## PROBLEM REQUIREMENTS
Carry none of the pictures over; set down the material below exactly.

⁂

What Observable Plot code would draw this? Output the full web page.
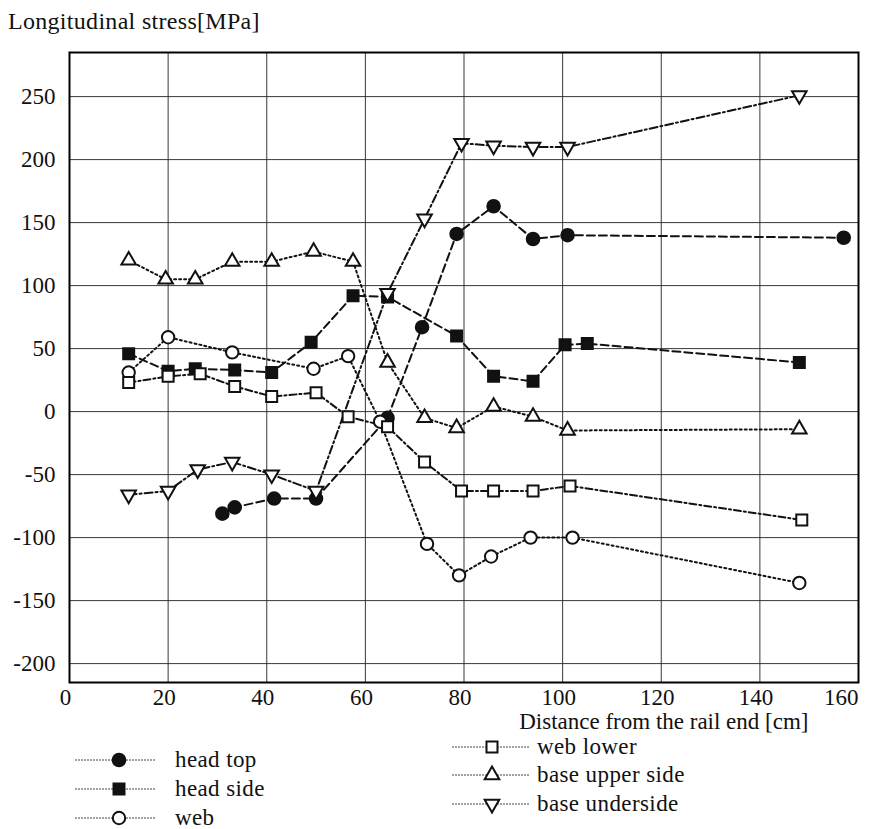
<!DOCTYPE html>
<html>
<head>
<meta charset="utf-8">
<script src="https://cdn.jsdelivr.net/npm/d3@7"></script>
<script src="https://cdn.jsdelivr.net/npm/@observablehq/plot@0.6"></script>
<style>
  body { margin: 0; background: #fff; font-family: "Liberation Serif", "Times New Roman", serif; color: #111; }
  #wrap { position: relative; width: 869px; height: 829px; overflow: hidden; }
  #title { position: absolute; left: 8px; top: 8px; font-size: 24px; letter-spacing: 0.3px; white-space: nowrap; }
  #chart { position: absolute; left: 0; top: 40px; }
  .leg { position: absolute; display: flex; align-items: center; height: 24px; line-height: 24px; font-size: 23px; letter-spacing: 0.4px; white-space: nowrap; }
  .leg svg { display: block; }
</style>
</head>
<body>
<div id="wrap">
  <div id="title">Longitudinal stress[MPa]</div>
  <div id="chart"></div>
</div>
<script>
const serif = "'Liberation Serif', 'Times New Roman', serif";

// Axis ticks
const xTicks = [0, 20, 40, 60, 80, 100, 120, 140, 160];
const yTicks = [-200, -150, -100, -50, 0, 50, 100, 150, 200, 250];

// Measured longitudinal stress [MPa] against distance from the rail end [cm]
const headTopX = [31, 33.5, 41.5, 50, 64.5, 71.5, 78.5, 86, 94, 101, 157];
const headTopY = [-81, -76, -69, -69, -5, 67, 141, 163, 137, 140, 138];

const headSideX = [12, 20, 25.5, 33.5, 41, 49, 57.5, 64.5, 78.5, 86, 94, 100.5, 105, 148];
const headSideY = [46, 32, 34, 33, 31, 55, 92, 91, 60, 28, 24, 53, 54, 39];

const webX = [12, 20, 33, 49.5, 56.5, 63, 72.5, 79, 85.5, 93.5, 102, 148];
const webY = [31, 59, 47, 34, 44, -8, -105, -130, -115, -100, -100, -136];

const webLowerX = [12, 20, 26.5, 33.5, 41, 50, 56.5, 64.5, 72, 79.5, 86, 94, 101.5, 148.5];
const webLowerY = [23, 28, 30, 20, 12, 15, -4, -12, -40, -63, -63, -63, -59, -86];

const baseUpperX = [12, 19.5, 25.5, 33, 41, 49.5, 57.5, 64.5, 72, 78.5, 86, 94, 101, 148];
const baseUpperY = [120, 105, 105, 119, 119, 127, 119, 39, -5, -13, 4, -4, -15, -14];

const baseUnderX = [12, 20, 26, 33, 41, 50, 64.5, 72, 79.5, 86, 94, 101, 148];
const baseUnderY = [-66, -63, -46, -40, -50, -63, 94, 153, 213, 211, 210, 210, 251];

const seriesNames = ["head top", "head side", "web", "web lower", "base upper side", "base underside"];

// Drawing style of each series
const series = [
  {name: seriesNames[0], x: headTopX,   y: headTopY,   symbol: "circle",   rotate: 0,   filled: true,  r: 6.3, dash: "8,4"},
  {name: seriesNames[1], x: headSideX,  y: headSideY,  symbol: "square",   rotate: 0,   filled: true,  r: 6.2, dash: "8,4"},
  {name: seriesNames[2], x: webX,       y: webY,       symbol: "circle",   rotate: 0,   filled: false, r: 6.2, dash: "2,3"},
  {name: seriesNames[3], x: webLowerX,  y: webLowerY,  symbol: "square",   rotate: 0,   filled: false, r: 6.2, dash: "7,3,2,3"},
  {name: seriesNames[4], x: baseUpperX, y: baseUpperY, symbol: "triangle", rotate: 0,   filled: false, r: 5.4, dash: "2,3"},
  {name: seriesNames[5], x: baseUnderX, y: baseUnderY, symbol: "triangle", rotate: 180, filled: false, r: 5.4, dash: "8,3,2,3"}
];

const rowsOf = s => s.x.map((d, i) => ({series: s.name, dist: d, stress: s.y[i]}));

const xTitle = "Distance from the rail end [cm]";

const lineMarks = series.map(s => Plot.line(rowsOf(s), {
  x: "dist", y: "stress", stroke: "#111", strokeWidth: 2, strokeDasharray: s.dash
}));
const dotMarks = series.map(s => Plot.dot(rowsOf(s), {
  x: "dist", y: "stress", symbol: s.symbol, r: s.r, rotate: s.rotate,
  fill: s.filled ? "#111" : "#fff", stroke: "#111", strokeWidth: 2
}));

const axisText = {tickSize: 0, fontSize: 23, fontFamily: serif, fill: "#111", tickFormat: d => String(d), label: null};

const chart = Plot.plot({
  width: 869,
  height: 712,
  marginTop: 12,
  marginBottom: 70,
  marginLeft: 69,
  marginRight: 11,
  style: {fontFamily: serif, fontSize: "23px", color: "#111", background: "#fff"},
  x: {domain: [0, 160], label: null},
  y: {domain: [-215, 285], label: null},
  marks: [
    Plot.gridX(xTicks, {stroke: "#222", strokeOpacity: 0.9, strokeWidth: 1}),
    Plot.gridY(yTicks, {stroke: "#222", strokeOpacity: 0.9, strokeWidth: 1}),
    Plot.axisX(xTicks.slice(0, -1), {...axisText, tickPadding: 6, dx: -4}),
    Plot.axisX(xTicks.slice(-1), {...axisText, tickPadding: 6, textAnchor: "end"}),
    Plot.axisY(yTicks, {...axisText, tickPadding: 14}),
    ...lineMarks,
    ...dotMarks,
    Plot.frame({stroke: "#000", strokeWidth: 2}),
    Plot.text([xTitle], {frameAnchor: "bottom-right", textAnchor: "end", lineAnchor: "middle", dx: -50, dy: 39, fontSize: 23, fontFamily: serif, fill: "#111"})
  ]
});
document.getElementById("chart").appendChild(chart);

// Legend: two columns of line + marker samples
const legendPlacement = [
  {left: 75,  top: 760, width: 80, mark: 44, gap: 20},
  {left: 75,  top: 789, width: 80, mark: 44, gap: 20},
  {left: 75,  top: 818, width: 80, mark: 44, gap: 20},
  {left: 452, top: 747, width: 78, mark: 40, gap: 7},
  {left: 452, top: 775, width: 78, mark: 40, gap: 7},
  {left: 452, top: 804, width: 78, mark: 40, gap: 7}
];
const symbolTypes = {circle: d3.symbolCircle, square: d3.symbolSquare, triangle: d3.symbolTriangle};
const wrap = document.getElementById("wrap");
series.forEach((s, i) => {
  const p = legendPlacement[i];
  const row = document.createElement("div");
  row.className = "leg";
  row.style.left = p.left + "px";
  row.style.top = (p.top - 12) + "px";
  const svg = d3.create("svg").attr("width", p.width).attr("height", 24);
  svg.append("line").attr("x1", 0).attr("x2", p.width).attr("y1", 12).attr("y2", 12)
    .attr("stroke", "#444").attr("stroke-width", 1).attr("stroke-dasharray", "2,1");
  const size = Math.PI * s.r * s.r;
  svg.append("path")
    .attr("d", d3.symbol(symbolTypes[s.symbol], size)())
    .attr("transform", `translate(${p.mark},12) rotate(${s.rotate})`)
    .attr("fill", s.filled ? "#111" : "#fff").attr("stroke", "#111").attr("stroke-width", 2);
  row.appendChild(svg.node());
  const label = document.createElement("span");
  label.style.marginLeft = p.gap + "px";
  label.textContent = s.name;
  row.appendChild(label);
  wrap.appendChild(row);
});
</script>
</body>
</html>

⁂

## COMPLETED TASK
What Observable Plot code would draw this? Output the full web page.
<!DOCTYPE html>
<html>
<head>
<meta charset="utf-8">
<script src="https://cdn.jsdelivr.net/npm/d3@7"></script>
<script src="https://cdn.jsdelivr.net/npm/@observablehq/plot@0.6"></script>
<style>
  body { margin: 0; background: #fff; font-family: "Liberation Serif", "Times New Roman", serif; color: #111; }
  #wrap { position: relative; width: 869px; height: 829px; overflow: hidden; }
  #title { position: absolute; left: 8px; top: 8px; font-size: 24px; letter-spacing: 0.3px; white-space: nowrap; }
  #chart { position: absolute; left: 0; top: 40px; }
  .leg { position: absolute; display: flex; align-items: center; height: 24px; line-height: 24px; font-size: 23px; letter-spacing: 0.4px; white-space: nowrap; }
  .leg svg { display: block; }
</style>
</head>
<body>
<div id="wrap">
  <div id="title">Longitudinal stress[MPa]</div>
  <div id="chart"></div>
</div>
<script>
const serif = "'Liberation Serif', 'Times New Roman', serif";

// Axis ticks
const xTicks = [0, 20, 40, 60, 80, 100, 120, 140, 160];
const yTicks = [-200, -150, -100, -50, 0, 50, 100, 150, 200, 250];

// Measured longitudinal stress [MPa] against distance from the rail end [cm]
const headTopX = [31, 33.5, 41.5, 50, 64.5, 71.5, 78.5, 86, 94, 101, 157];
const headTopY = [-81, -76, -69, -69, -5, 67, 141, 163, 137, 140, 138];

const headSideX = [12, 20, 25.5, 33.5, 41, 49, 57.5, 64.5, 78.5, 86, 94, 100.5, 105, 148];
const headSideY = [46, 32, 34, 33, 31, 55, 92, 91, 60, 28, 24, 53, 54, 39];

const webX = [12, 20, 33, 49.5, 56.5, 63, 72.5, 79, 85.5, 93.5, 102, 148];
const webY = [31, 59, 47, 34, 44, -8, -105, -130, -115, -100, -100, -136];

const webLowerX = [12, 20, 26.5, 33.5, 41, 50, 56.5, 64.5, 72, 79.5, 86, 94, 101.5, 148.5];
const webLowerY = [23, 28, 30, 20, 12, 15, -4, -12, -40, -63, -63, -63, -59, -86];

const baseUpperX = [12, 19.5, 25.5, 33, 41, 49.5, 57.5, 64.5, 72, 78.5, 86, 94, 101, 148];
const baseUpperY = [120, 105, 105, 119, 119, 127, 119, 39, -5, -13, 4, -4, -15, -14];

const baseUnderX = [12, 20, 26, 33, 41, 50, 64.5, 72, 79.5, 86, 94, 101, 148];
const baseUnderY = [-66, -63, -46, -40, -50, -63, 94, 153, 213, 211, 210, 210, 251];

const seriesNames = ["head top", "head side", "web", "web lower", "base upper side", "base underside"];

// Drawing style of each series
const series = [
  {name: seriesNames[0], x: headTopX,   y: headTopY,   symbol: "circle",   rotate: 0,   filled: true,  r: 6.3, dash: "8,4"},
  {name: seriesNames[1], x: headSideX,  y: headSideY,  symbol: "square",   rotate: 0,   filled: true,  r: 6.2, dash: "8,4"},
  {name: seriesNames[2], x: webX,       y: webY,       symbol: "circle",   rotate: 0,   filled: false, r: 6.2, dash: "2,3"},
  {name: seriesNames[3], x: webLowerX,  y: webLowerY,  symbol: "square",   rotate: 0,   filled: false, r: 6.2, dash: "7,3,2,3"},
  {name: seriesNames[4], x: baseUpperX, y: baseUpperY, symbol: "triangle", rotate: 0,   filled: false, r: 5.4, dash: "2,3"},
  {name: seriesNames[5], x: baseUnderX, y: baseUnderY, symbol: "triangle", rotate: 180, filled: false, r: 5.4, dash: "8,3,2,3"}
];

const rowsOf = s => s.x.map((d, i) => ({series: s.name, dist: d, stress: s.y[i]}));

const xTitle = "Distance from the rail end [cm]";

const lineMarks = series.map(s => Plot.line(rowsOf(s), {
  x: "dist", y: "stress", stroke: "#111", strokeWidth: 2, strokeDasharray: s.dash
}));
const dotMarks = series.map(s => Plot.dot(rowsOf(s), {
  x: "dist", y: "stress", symbol: s.symbol, r: s.r, rotate: s.rotate,
  fill: s.filled ? "#111" : "#fff", stroke: "#111", strokeWidth: 2
}));

const axisText = {tickSize: 0, fontSize: 23, fontFamily: serif, fill: "#111", tickFormat: d => String(d), label: null};

const chart = Plot.plot({
  width: 869,
  height: 712,
  marginTop: 12,
  marginBottom: 70,
  marginLeft: 69,
  marginRight: 11,
  style: {fontFamily: serif, fontSize: "23px", color: "#111", background: "#fff"},
  x: {domain: [0, 160], label: null},
  y: {domain: [-215, 285], label: null},
  marks: [
    Plot.gridX(xTicks, {stroke: "#222", strokeOpacity: 0.9, strokeWidth: 1}),
    Plot.gridY(yTicks, {stroke: "#222", strokeOpacity: 0.9, strokeWidth: 1}),
    Plot.axisX(xTicks.slice(0, -1), {...axisText, tickPadding: 6, dx: -4}),
    Plot.axisX(xTicks.slice(-1), {...axisText, tickPadding: 6, textAnchor: "end"}),
    Plot.axisY(yTicks, {...axisText, tickPadding: 14}),
    ...lineMarks,
    ...dotMarks,
    Plot.frame({stroke: "#000", strokeWidth: 2}),
    Plot.text([xTitle], {frameAnchor: "bottom-right", textAnchor: "end", lineAnchor: "middle", dx: -50, dy: 39, fontSize: 23, fontFamily: serif, fill: "#111"})
  ]
});
document.getElementById("chart").appendChild(chart);

// Legend: two columns of line + marker samples
const legendPlacement = [
  {left: 75,  top: 760, width: 80, mark: 44, gap: 20},
  {left: 75,  top: 789, width: 80, mark: 44, gap: 20},
  {left: 75,  top: 818, width: 80, mark: 44, gap: 20},
  {left: 452, top: 747, width: 78, mark: 40, gap: 7},
  {left: 452, top: 775, width: 78, mark: 40, gap: 7},
  {left: 452, top: 804, width: 78, mark: 40, gap: 7}
];
const symbolTypes = {circle: d3.symbolCircle, square: d3.symbolSquare, triangle: d3.symbolTriangle};
const wrap = document.getElementById("wrap");
series.forEach((s, i) => {
  const p = legendPlacement[i];
  const row = document.createElement("div");
  row.className = "leg";
  row.style.left = p.left + "px";
  row.style.top = (p.top - 12) + "px";
  const svg = d3.create("svg").attr("width", p.width).attr("height", 24);
  svg.append("line").attr("x1", 0).attr("x2", p.width).attr("y1", 12).attr("y2", 12)
    .attr("stroke", "#444").attr("stroke-width", 1).attr("stroke-dasharray", "2,1");
  const size = Math.PI * s.r * s.r;
  svg.append("path")
    .attr("d", d3.symbol(symbolTypes[s.symbol], size)())
    .attr("transform", `translate(${p.mark},12) rotate(${s.rotate})`)
    .attr("fill", s.filled ? "#111" : "#fff").attr("stroke", "#111").attr("stroke-width", 2);
  row.appendChild(svg.node());
  const label = document.createElement("span");
  label.style.marginLeft = p.gap + "px";
  label.textContent = s.name;
  row.appendChild(label);
  wrap.appendChild(row);
});
</script>
</body>
</html>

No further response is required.